El siguiente capítulo de un ensayo para la ceguera del FMI (si me permite el venerable Saramago desde su lugar) es el descubrimiento de la inutilidad organizativa, y sus consecuencias en el ejercicio del poder. La auditoria desvela dos situaciones complementarias: funcionarios que están en desacuerdo con "las ideas dominantes", pero que se cuidaban de no llevar la contraria para no arruinar sus carreras, y sobre todo a Estados Unidos, uno de los principales accionistas del dichoso Fondo. Por derivación de lo anterior, nadie abría la boca más allá de la contundente versión oficial. Las disfunciones observadas por el informe no las creó Rato, sino que venían de atrás, cuajadas a lo largo del tiempo.
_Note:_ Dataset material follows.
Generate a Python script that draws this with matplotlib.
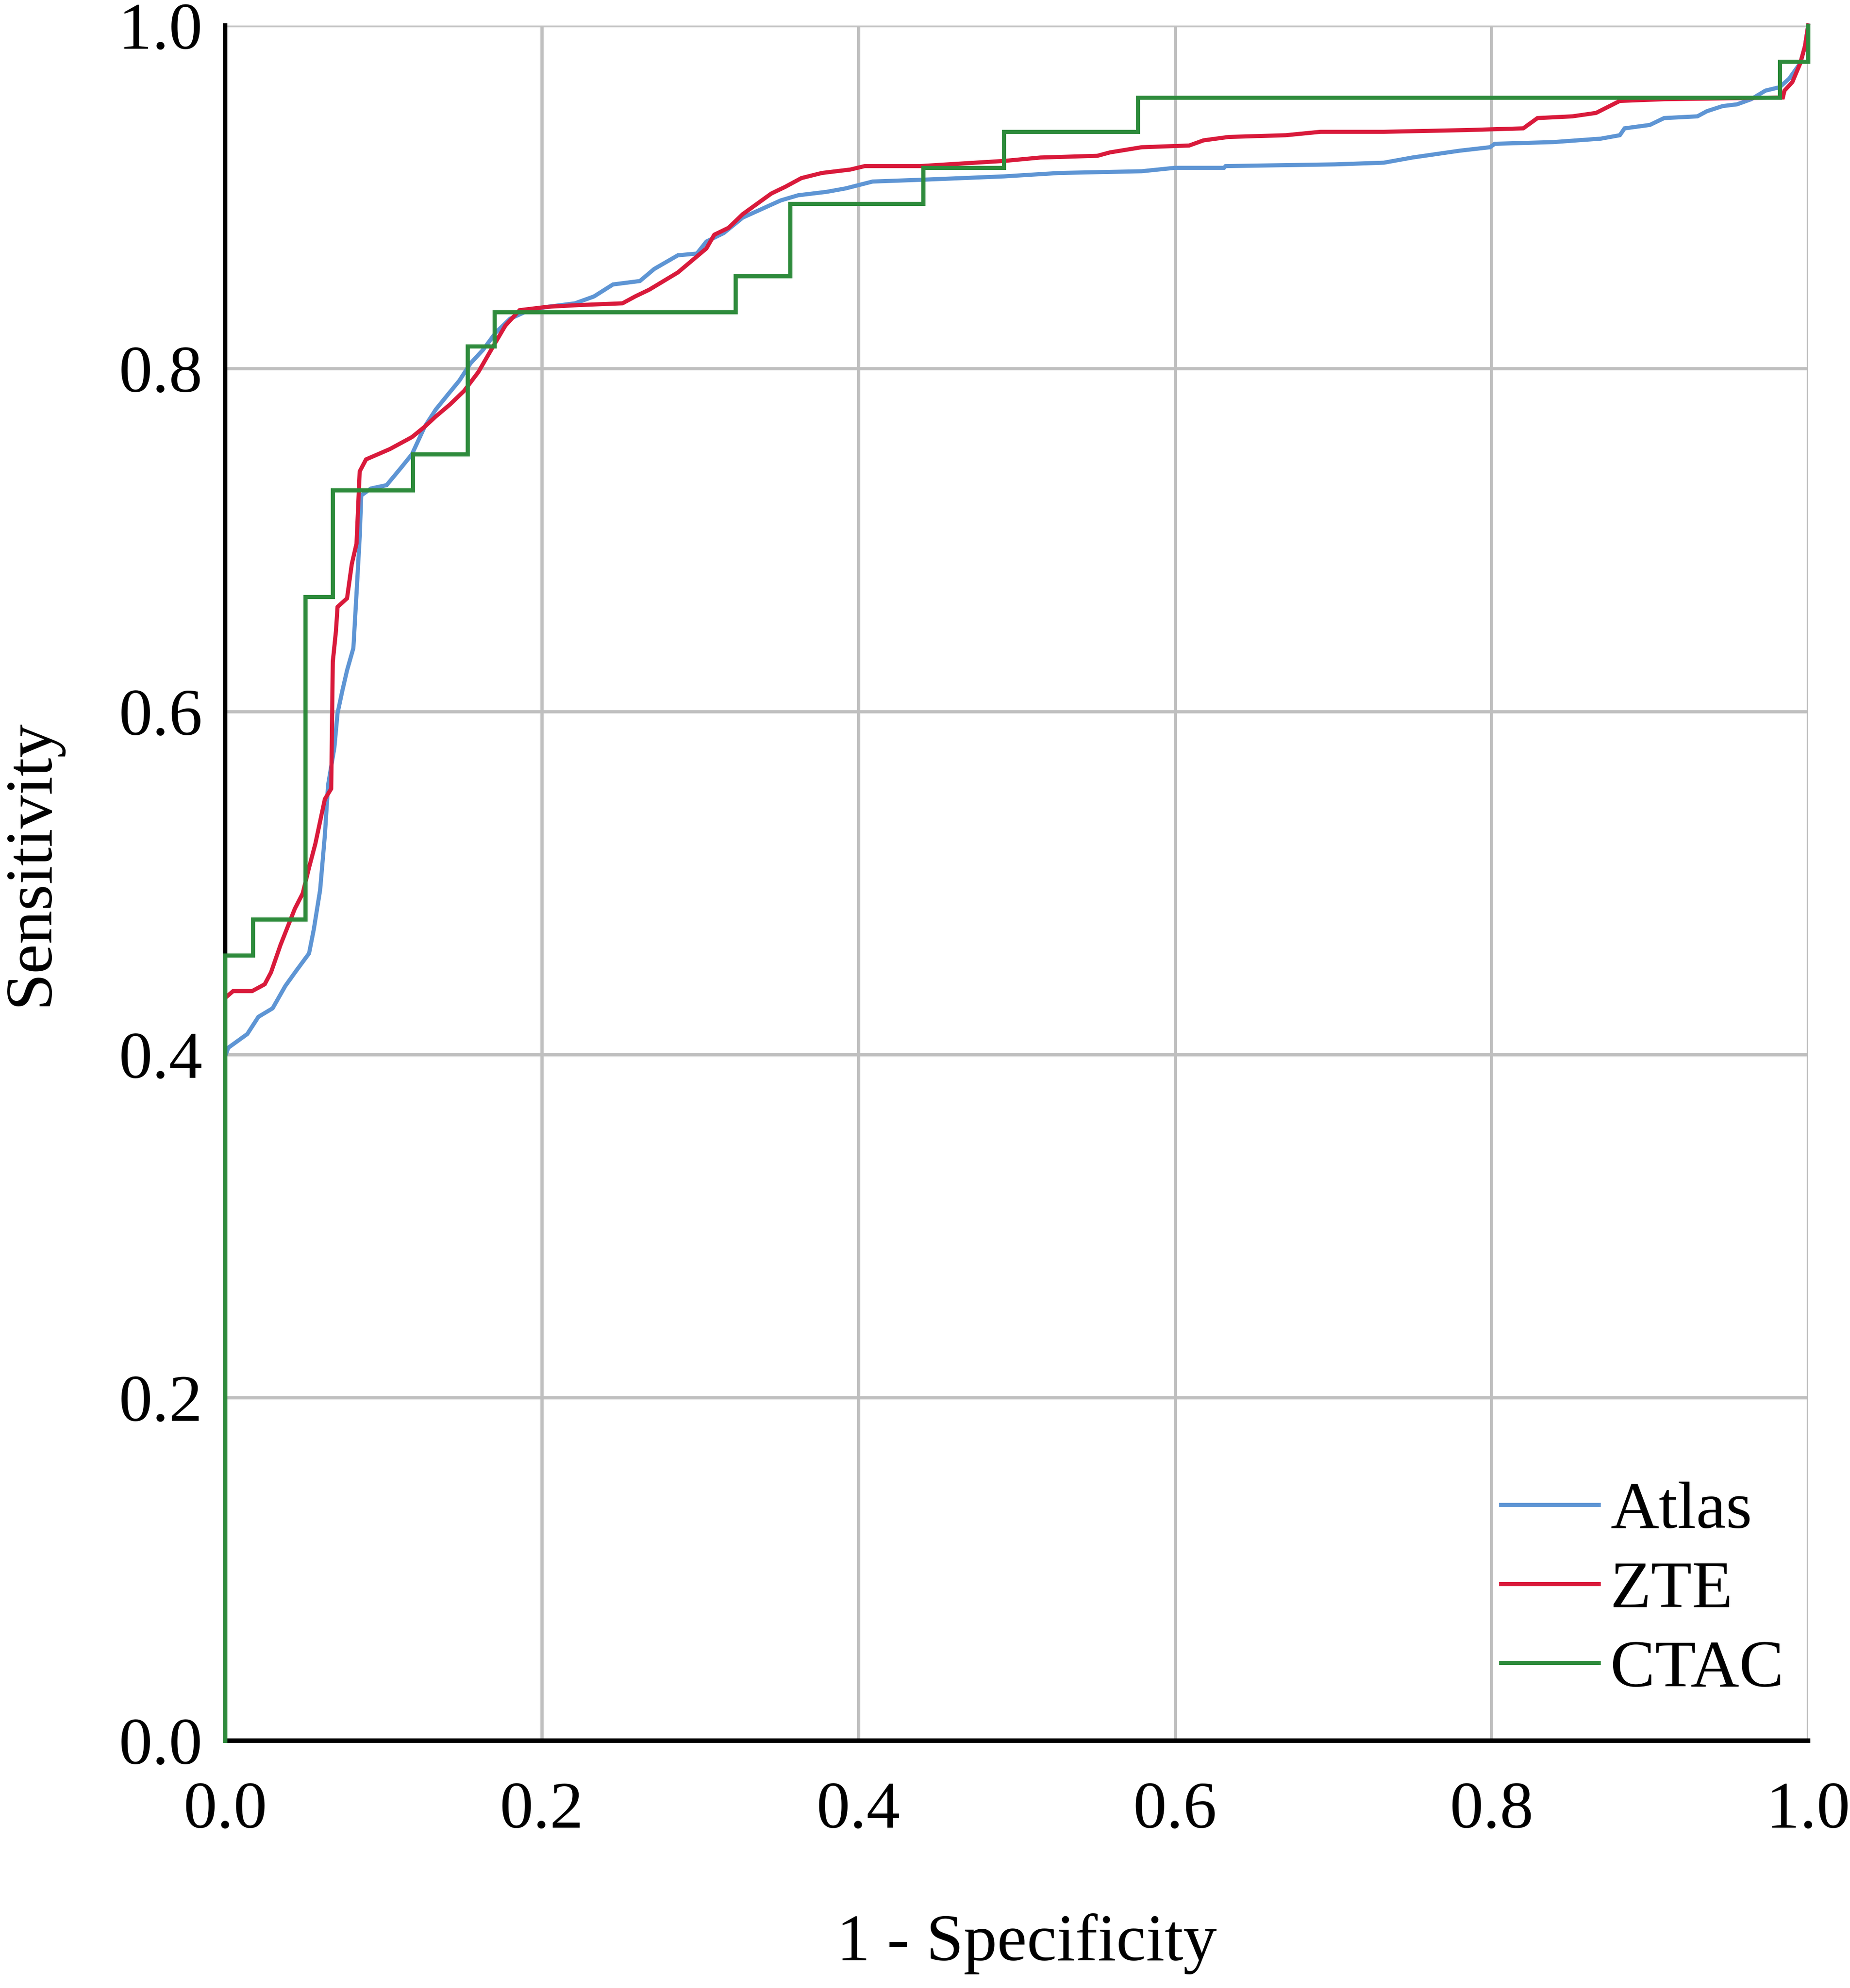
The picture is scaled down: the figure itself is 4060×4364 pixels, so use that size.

La desconcertante coyuntura nos lleva a la diabólica reflexión, claro está, de la falta de fiabilidad de tantos y tantos organismos mundiales que, aparentemente, fueron creados para poner en orden situaciones sangrantes, o bien para armonizar deseos encontrados entre naciones. Podemos llegar a la conclusión de que el orden del planeta, los cónclaves dedicados a la búsqueda de la paz y a calmar la pobreza, dedicados a rimbombantes cumbres, sólo serían una ficción más, entretenidas en aparentar una acción no existente.